Of course, there are great overcoming-adversity stories throughout Olympics history -- and the shooting events are no exception. Take competitor Karoly Takacs. In 1938, he was a member of the Hungarian world champion pistol shooting team, but that year an army grenade exploded in his right hand. Ten years later, however, after teaching himself to shoot left-handed, Takacs made a comeback, winning the first two gold medals in rapid-fire pistol shooting.
It's hard not to have the Games on the brain right about now, and I spent some time today picking around the 2008 Olympics Web site, reading Takacs' story and learning another thing or two.
Shooting first appeared as an Olympic event in 1896, and although the program has varied from year to year, and not been held at certain Games, it's been relatively standardized since WWII. This year's Summer Games in Beijing include competition in events such as 10m air pistol, 25m rapid fire pistol, trap, double trap and skeet.

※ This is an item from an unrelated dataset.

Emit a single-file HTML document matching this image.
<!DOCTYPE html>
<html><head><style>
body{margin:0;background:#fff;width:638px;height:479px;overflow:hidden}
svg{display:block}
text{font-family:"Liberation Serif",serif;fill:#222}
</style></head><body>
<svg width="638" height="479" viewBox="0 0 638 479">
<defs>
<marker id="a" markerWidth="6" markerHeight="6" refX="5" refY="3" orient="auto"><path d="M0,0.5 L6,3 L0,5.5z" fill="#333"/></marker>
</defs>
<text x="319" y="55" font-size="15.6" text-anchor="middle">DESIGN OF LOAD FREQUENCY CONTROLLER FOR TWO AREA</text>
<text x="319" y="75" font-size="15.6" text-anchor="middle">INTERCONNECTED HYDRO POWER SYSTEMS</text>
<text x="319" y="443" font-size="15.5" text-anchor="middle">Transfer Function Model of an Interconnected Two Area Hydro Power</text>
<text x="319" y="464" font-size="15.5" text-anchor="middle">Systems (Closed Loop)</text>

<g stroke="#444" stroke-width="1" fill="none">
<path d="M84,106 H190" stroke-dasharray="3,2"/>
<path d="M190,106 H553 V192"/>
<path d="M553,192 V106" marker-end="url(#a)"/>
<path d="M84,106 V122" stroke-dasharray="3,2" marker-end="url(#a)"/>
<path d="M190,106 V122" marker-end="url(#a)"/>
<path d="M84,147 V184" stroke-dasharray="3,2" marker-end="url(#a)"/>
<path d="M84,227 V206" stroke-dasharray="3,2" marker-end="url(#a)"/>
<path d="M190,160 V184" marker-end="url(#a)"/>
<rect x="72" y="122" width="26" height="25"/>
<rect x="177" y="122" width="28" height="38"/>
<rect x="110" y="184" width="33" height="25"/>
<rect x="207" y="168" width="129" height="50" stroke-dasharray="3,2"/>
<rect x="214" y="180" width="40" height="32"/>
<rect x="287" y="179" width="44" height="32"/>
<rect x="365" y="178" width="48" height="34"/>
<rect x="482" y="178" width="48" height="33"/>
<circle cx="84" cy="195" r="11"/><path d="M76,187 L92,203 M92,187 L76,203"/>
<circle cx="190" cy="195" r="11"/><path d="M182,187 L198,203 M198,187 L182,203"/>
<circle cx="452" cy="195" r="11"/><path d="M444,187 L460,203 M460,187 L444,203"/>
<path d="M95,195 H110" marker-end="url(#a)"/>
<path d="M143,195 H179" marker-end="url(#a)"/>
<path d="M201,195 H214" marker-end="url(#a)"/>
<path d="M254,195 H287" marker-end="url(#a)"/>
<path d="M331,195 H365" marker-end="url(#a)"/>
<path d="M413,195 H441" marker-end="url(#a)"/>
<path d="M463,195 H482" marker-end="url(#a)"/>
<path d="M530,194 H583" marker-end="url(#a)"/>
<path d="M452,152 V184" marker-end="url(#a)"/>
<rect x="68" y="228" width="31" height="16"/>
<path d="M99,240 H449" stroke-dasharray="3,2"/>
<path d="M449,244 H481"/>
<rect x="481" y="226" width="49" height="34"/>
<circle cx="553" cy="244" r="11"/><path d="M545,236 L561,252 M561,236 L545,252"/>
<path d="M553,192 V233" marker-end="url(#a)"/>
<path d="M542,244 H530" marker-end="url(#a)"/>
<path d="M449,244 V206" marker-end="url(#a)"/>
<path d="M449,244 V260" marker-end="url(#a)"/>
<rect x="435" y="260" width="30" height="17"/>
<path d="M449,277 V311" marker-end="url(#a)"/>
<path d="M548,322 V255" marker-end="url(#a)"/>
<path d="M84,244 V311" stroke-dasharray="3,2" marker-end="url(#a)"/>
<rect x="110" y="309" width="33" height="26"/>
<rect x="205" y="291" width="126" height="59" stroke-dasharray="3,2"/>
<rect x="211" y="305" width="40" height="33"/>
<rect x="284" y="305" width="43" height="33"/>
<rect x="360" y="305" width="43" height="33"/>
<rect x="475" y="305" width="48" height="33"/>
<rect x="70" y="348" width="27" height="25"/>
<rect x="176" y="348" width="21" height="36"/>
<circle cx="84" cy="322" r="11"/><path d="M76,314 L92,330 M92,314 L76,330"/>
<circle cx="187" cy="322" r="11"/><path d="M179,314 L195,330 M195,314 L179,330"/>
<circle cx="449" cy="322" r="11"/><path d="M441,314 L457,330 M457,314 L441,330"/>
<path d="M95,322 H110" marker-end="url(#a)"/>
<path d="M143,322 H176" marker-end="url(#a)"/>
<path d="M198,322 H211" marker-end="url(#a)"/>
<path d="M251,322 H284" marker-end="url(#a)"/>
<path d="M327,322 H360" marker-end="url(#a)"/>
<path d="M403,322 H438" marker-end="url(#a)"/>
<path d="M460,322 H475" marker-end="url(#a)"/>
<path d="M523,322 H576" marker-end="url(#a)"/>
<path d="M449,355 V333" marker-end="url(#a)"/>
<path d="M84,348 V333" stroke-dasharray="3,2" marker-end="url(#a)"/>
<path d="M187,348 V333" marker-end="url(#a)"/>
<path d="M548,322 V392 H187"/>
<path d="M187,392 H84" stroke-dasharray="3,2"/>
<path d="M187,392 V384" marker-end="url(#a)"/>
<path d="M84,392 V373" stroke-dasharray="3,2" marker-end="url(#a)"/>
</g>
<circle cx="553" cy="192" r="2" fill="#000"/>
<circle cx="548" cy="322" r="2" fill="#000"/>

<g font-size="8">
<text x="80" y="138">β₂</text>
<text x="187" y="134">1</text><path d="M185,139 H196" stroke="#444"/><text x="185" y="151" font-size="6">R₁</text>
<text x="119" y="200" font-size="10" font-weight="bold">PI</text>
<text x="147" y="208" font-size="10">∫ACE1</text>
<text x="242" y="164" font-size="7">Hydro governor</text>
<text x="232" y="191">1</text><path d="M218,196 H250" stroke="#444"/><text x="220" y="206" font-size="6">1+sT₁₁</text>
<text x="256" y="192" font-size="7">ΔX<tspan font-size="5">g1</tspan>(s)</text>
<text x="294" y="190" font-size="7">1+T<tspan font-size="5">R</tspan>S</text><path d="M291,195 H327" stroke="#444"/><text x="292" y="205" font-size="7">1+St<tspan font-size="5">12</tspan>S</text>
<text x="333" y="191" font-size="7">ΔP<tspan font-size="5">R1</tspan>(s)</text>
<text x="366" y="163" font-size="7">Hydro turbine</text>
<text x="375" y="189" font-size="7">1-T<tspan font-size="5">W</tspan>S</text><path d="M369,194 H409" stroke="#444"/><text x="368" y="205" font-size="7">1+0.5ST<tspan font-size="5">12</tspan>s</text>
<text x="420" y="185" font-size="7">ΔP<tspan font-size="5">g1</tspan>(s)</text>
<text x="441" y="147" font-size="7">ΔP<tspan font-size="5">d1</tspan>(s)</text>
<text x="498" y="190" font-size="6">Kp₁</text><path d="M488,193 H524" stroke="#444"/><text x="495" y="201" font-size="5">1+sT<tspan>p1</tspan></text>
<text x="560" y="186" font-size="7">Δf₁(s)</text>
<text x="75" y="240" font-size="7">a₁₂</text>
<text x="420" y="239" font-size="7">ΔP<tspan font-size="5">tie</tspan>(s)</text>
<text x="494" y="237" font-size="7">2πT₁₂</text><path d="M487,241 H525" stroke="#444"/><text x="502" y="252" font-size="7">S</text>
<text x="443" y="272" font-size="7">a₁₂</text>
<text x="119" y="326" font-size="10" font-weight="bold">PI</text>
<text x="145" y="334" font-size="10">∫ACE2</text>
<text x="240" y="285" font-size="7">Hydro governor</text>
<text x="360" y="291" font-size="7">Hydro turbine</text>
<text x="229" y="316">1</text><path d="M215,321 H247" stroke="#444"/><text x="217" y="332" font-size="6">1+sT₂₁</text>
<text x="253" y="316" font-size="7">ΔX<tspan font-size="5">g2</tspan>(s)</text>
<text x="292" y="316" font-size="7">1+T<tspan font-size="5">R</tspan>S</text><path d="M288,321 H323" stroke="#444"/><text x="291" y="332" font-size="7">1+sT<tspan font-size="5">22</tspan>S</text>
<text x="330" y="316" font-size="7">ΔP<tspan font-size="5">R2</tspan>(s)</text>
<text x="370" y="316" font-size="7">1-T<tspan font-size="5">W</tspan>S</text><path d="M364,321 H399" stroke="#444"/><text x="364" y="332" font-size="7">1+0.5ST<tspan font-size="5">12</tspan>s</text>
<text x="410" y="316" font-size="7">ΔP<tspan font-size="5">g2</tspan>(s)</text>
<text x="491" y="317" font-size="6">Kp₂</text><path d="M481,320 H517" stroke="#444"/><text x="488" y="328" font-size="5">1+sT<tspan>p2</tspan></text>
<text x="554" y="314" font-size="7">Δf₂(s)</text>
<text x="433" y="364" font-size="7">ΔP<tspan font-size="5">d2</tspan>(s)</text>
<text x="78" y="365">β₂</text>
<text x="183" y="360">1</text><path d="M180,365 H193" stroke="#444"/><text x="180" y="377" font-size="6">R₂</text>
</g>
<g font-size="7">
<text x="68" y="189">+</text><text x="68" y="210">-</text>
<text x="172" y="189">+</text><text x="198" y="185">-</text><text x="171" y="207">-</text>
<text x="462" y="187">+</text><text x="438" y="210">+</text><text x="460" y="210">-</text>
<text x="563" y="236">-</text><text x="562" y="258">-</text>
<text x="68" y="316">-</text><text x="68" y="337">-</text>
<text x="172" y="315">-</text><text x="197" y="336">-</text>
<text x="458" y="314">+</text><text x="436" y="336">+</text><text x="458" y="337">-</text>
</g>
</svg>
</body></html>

Of course, all these events have male and female divisions -- but that hasn't always been the case. Women weren't allowed to compete in Olympic shooting events until 1968, when Peru, Poland, and Mexico all entered one female in the Games.
Now women are well-represented in this year's USA Shooting Team, and women's air rifle is the first event in which medals will be awarded, with Emily Caruso (Fairfield, Conn.) and Jamie Beyerle (Lebanon, Pa.) competing. I can't imagine the pressure of shooting a near-perfect game with the world literally watching. Especially when I was first learning to shoot, I could get horribly nervous when it was just me, an instructor, and not another living soul in sight. -K.H.